What is this in concrete terms? “Can I hit my sister?” “I pulled the threads and tore up the shirt and threw it in the garbage. And now I need a new one.” “What’s for dinner?” “What are we doing next summer?” “What’s for dinner tomorrow?” “Can I use a hammer on the glass table?” “In Florida, I was angry at my sister. I didn’t want to share my chicken nuggets.” “What if I use a bugle to wake up my brother when he’s sleeping?”

It is no exaggeration to say that I’ve heard and answered these questions many thousands of times through the years. In a week, easily hundreds, if you assume 10–20+ asks per day, every day. I have tried to maintain my composure, to answer sometimes, to redirect at other times. But my son will not be easily dissuaded. There is no ignoring his questions. Ever.

The best I can do is to try to get him to ask me a new question. Typically, when he tells me he has a question, I ask if it’s real or ridiculous. Very recently I’ve added, when he asks me a question I’ve heard 10,000 times, like “How far is Australia?” that I want to hear a new question, that I’ve answered that one many times. He’ll tell me that he doesn’t want my brain to explode. And he’ll think on it and come up with a new question, which is great.

But the mental and emotional toll of this never-ending verbal dance between my son and me is starting to fray something. I’m not sure what, exactly. It’s part growing impatience. It’s certainly the fatigue of repeating this dance on a never-ending loop. It’s also sadness, and fear, and even a bit of anger. It’s despair and more fatigue. And more sadness.

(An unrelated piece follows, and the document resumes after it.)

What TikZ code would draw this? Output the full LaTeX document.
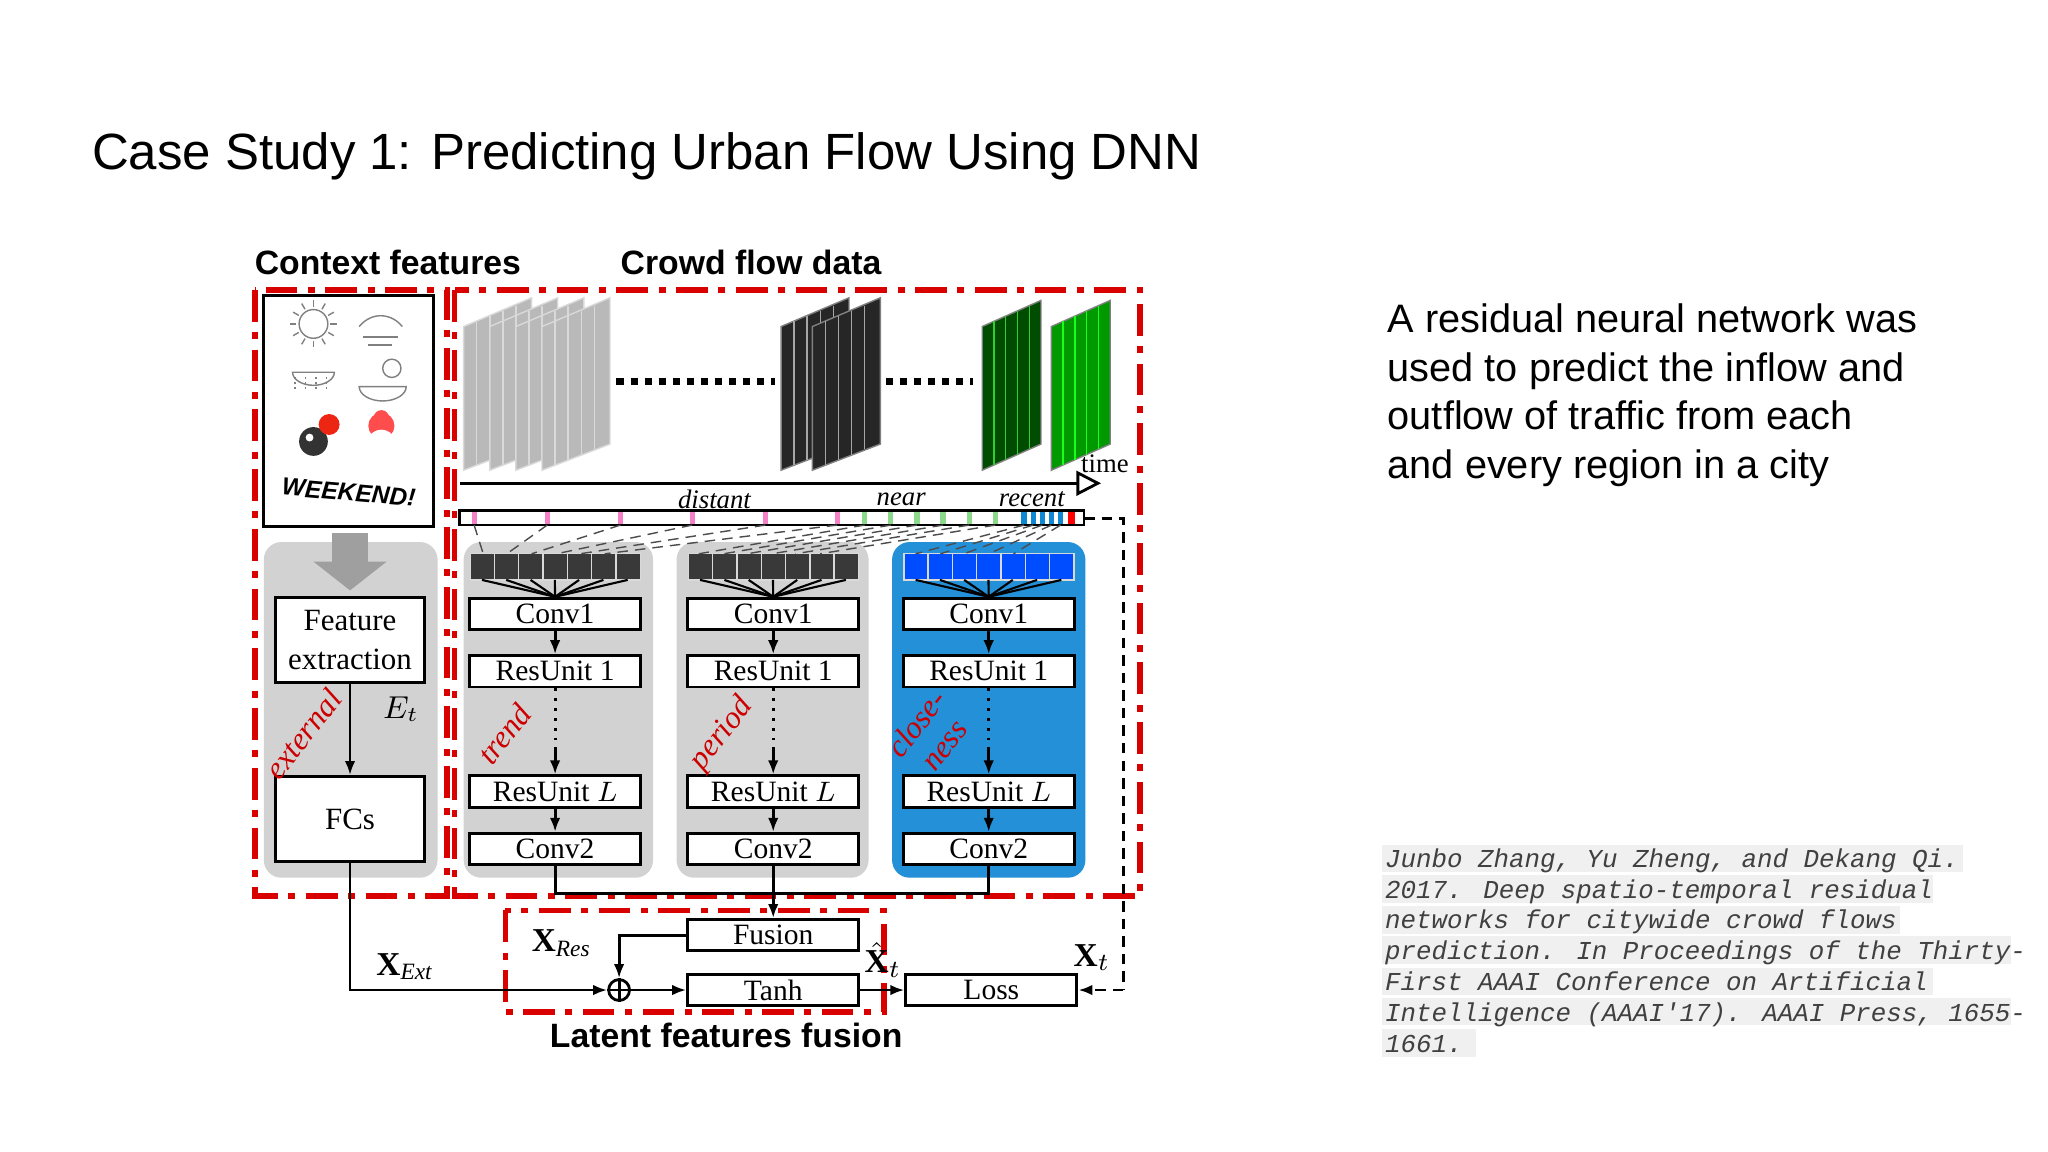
\documentclass[tikz,border=0pt]{standalone}
\usepackage{fontspec}
\setmainfont{Liberation Serif}
\newfontfamily\sans{Liberation Sans}
\newfontfamily\mono{Liberation Mono}
\usetikzlibrary{arrows.meta}
\begin{document}
\begin{tikzpicture}[x=0.013061cm,y=-0.013061cm,
 redbox/.style={draw=red!85!black,line width=1.6pt,dash pattern=on 9pt off 3pt on 2pt off 3pt},
 blk/.style={draw=black,fill=white,line width=0.8pt,minimum height=24*0.013061cm,inner sep=0pt,font=\fontsize{8.4}{9}\selectfont},
 lbl/.style={font=\sans\bfseries\fontsize{9.6}{11}\selectfont},
 arr/.style={-{Latex[length=4pt]},line width=0.8pt},
 panel/.style={fill=gray!35,rounded corners=5pt},
 red lab/.style={text=red!80!black,font=\itshape\fontsize{9}{10}\selectfont}]
\useasboundingbox (0,0) rectangle (1568,882);
\fill[white] (0,0) rectangle (1568,882);
% title
\node[anchor=base west,font=\sans\fontsize{14.5}{16}\selectfont,inner sep=0] (title) at (70,130) {Case Study 1: Predicting Urban Flow Using DNN};
% right text
\node[anchor=north west,align=left,inner sep=0,font=\sans\fontsize{11.3}{13.8}\selectfont] (desc) at (1062,232)
 {A residual neural network was\\used to predict the inflow and\\outflow of traffic from each\\and every region in a city};
\fill[gray!12] (1058,647) rectangle (1503,668);
\fill[gray!12] (1058,670) rectangle (1480,691);
\fill[gray!12] (1058,694) rectangle (1455,715);
\fill[gray!12] (1058,717) rectangle (1540,738);
\fill[gray!12] (1058,741) rectangle (1480,762);
\fill[gray!12] (1058,764) rectangle (1540,785);
\fill[gray!12] (1058,788) rectangle (1130,809);
\node[anchor=north west,align=left,inner sep=0,text=gray!50!black,font=\mono\itshape\fontsize{7.35}{8.8}\selectfont] (cite) at (1060,649)
 {Junbo Zhang, Yu Zheng, and Dekang Qi.\\2017. Deep spatio-temporal residual\\networks for citywide crowd flows\\prediction. In Proceedings of the Thirty-\\First AAAI Conference on Artificial\\Intelligence (AAAI'17). AAAI Press, 1655-\\1661.};
% headers
\node[lbl,anchor=base] (cf) at (297,210) {Context features};
\node[lbl,anchor=base] (cfd) at (575,210) {Crowd flow data};
\node[lbl,anchor=base] (lff) at (556,802) {Latent features fusion};
% red boxes
\draw[redbox] (195,222) rectangle (342,686);
\draw[redbox] (348,222) rectangle (873,686);
\draw[redbox] (387,697) rectangle (677,775);
% context icons
\draw[line width=0.8pt] (202,226) rectangle (332,403);
\draw[gray] (240,248) circle (11);
\foreach \a in {0,30,...,330} \draw[gray] (240,248)++(\a:13) -- ++(\a:5);
\draw[gray] (275,250) .. controls (285,238) and (300,240) .. (308,250);
\draw[gray] (278,258) -- (305,258) (282,264) -- (300,264);
\draw[gray] (224,285) arc (180:0:16 and 10) -- cycle;
\foreach \x in {226,234,242,250} \draw[gray,densely dotted] (\x,289) -- (\x,299);
\draw[gray] (275,296) arc (180:0:18 and 11) -- cycle;
\draw[gray] (300,282) circle (7);
\fill[black!80] (240,338) circle (11); \fill[white] (237,335) circle (3);
\fill[red!70!brown] (252,325) circle (8);
\fill[red!70] (292,326) circle (10); \fill[white] (292,340) circle (11); \fill[red!70] (292,320) circle (6);
\node[font=\sans\bfseries\itshape\fontsize{7}{8}\selectfont,rotate=-5] (wk) at (267,377) {WEEKEND!};
% left panel
\fill[panel] (202,415) rectangle (335,672);
\fill[gray!75] (254,408) rectangle (282,430); \fill[gray!75] (240,430) -- (296,430) -- (268,452) -- cycle;
\node[blk,minimum width=114*0.013061cm,minimum height=65*0.013061cm,align=center,font=\fontsize{8.8}{11}\selectfont] (fe) at (268,490) {Feature\\extraction};
\node[blk,minimum width=114*0.013061cm,minimum height=65*0.013061cm,font=\fontsize{8.8}{10}\selectfont] (fcs) at (268,627) {FCs};
\draw[arr] (fe) -- (fcs);
\node[red lab,rotate=52] (ext) at (232,562) {external};
\node[font=\itshape\fontsize{8.8}{10}\selectfont] (et) at (307,543) {$E_t$};
% frames
\foreach \x in {355,375,395,415} {\fill[gray!55,draw=gray!30] (\x,250) -- (\x+52,228) -- (\x+52,340) -- (\x,360) -- cycle;
 \foreach \k in {1,...,4} \draw[white!70!gray] (\x+\k*10,250-\k*4) -- (\x+\k*10,360-\k*4);}
\foreach \x in {598,622} {\fill[gray!30!black,draw=gray] (\x,250) -- (\x+52,228) -- (\x+52,340) -- (\x,360) -- cycle;
 \foreach \k in {1,...,4} \draw[gray!70] (\x+\k*10,250-\k*4) -- (\x+\k*10,360-\k*4);}
\fill[green!30!black,draw=gray] (752,250) -- (797,230) -- (797,340) -- (752,360) -- cycle;
\foreach \k in {1,...,4} \draw[green!60!gray] (752+\k*9,250-\k*4) -- (752+\k*9,360-\k*4);
\fill[green!60!black,draw=gray] (805,250) -- (850,230) -- (850,340) -- (805,360) -- cycle;
\foreach \k in {1,...,4} \draw[green!90!white] (805+\k*9,250-\k*4) -- (805+\k*9,360-\k*4);
\draw[line width=2pt,dotted] (472,292) -- (593,292);
\draw[line width=2pt,dotted] (678,292) -- (745,292);
% timeline
\coordinate (t0) at (352,370);
\coordinate (t1) at (843,370);
\draw[-{Triangle[open,length=7pt,width=7pt]},line width=0.8pt] (t0) -- (t1);
\node[font=\fontsize{7.6}{9}\selectfont] (time) at (846,355) {time};
\node[font=\itshape\fontsize{7.6}{9}\selectfont] (dist) at (547,382) {distant};
\node[font=\itshape\fontsize{7.6}{9}\selectfont] (near) at (690,382) {near};
\node[font=\itshape\fontsize{7.6}{9}\selectfont] (rec) at (790,382) {recent};
\draw[line width=0.8pt] (352,391) rectangle (830,402);
\foreach \x in {363,419,475,530,586,641} \fill[magenta!50] (\x-2,392) rectangle (\x+2,401);
\foreach \x in {662,682,702,722,742,762} \fill[green!50!gray!60] (\x-2,392) rectangle (\x+2,401);
\foreach \x in {784,791,798,805,812} \fill[cyan!70!blue] (\x-2,392) rectangle (\x+2,401);
\fill[red] (818,392) rectangle (823,401);
% panels
\fill[panel] (355,415) rectangle (500,672);
\fill[panel] (518,415) rectangle (665,672);
\fill[cyan!70!blue!90,rounded corners=5pt] (683,415) rectangle (831,672);
\foreach \cx/\nm/\col in {425/T/gray!45!black,592/P/gray!45!black,757/C/blue!70!cyan} {
 \foreach \i in {0,...,6} \fill[\col,draw=white!70!gray] (\cx-65+\i*18.6,424) rectangle (\cx-65+\i*18.6+18.6,444);
 \node[blk,minimum width=131*0.013061cm] (c1\nm) at (\cx,470) {Conv1};
 \foreach \i in {0,...,6} \draw[line width=0.6pt] (\cx-56+\i*18.6,444) -- (c1\nm.north);
 \node[blk,minimum width=131*0.013061cm] (r1\nm) at (\cx,514) {ResUnit 1};
 \node[blk,minimum width=131*0.013061cm] (rl\nm) at (\cx,606) {ResUnit $L$};
 \node[blk,minimum width=131*0.013061cm] (c2\nm) at (\cx,650) {Conv2};
 \draw[arr] (c1\nm) -- (r1\nm);
 \draw[line width=0.8pt,dotted] (r1\nm) -- (\cx,572);
 \draw[arr] (\cx,572) -- (rl\nm);
 \draw[arr] (rl\nm) -- (c2\nm);
}
% dashed links from ticks
\foreach \x/\y in {363/370,419/388,475/407,530/426,586/444,641/463} \draw[densely dashed,gray!60!black] (\x,402) -- (\y,424);
\foreach \x/\y in {662/535,682/554,702/572,722/591,742/609,762/628} \draw[densely dashed,gray!60!black] (\x,402) -- (\y,424);
\foreach \x/\y in {784/701,791/720,798/738,805/757,812/776} \draw[densely dashed,gray!60!black] (\x,402) -- (\y,424);
\node[red lab,rotate=52] (tr) at (386,562) {trend};
\node[red lab,rotate=52] (pe) at (553,562) {period};
\node[red lab,rotate=52,align=center] (cl) at (712,562) {close-\\ness};
% fusion
\node[blk,minimum width=131*0.013061cm] (fus) at (592,716) {Fusion};
\node[blk,minimum width=131*0.013061cm] (tanh) at (592,758) {Tanh};
\node[blk,minimum width=131*0.013061cm] (loss) at (759,758) {Loss};
\node[circle,draw,line width=0.8pt,inner sep=0pt,minimum size=16*0.013061cm] (plus) at (474,758) {};
\draw[line width=0.8pt] (plus.north) -- (plus.south) (plus.west) -- (plus.east);
\draw[line width=0.8pt] (c2T.south) -- (425,684) -- (757,684) -- (c2C.south);
\draw[line width=0.8pt] (c2P.south) -- (592,684);
\draw[arr] (592,684) -- (fus);
\draw[arr] (fus.west) -- (474,716) -- (plus);
\draw[arr] (fcs.south) -- (268,758) -- (plus);
\draw[arr] (plus) -- (tanh);
\draw[arr] (tanh) -- (loss);
\coordinate (dend) at (860,397);
\draw[densely dashed,line width=0.8pt] (830,397) -- (dend) -- (860,758);
\draw[densely dashed,arr] (860,758) -- (loss);
\node[font=\bfseries\fontsize{9.5}{10}\selectfont] (xext) at (310,740) {$\mathbf{X}_{\mathit{Ext}}$};
\node[font=\bfseries\fontsize{9.5}{10}\selectfont] (xres) at (430,722) {$\mathbf{X}_{\mathit{Res}}$};
\node[font=\fontsize{9.5}{10}\selectfont] (xh) at (676,735) {$\hat{\mathbf{X}}_t$};
\node[font=\fontsize{9.5}{10}\selectfont] (xt) at (836,733) {$\mathbf{X}_t$};
\end{tikzpicture}
\end{document}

I have this visceral sense that this is just going to be my life, until my life is no longer. It’s not that I cannot find joy with my son. He is a deeply loving and lovable human being, and I’ve seen how he brings so much joy to others. All of that is real, and true. But the loop of my life with him is wound around the insanity of replaying the same words, requests, phrases, and inquiries — over and over and over and over and over again.

I cannot discount the impact of the state of the world, both domestic and foreign, on my state of mind and being. Maybe my struggles over my son are harder now because the outside world seems so awful, and I just feel disappointed that our intimate, inside world can’t be the sanity-saving refuge I want and need it to be. I know that sameness and predictability can be salves in a chaotic world, but those qualities can also be the thread of your undoing if they trap you inside a bubble of craziness, leaving you caught between two realms, neither of which offers relief.

They say that the brains of mothers of autistic children mimic those of combat veterans, that we scan showing heightened vigilance. When I first read of this, years ago, I thought it was exaggerated. Then I realized it was spot on. It’s exactly how I live. All the receptors are on. All the time. It’s not a normal way to live. It’s not the calm one craves when the world is all storm. It’s a special kind of abnormal that has you seeming to function like everyone else, if superficial appearance were the measure of normal. But it shreds parts of you bit by bit, with each repeat question, with each increasingly resented reply, knowing that the man-child asking is just trying to connect, while your instinct is to search for some kind of switch that at least lets you hit pause, once in a while.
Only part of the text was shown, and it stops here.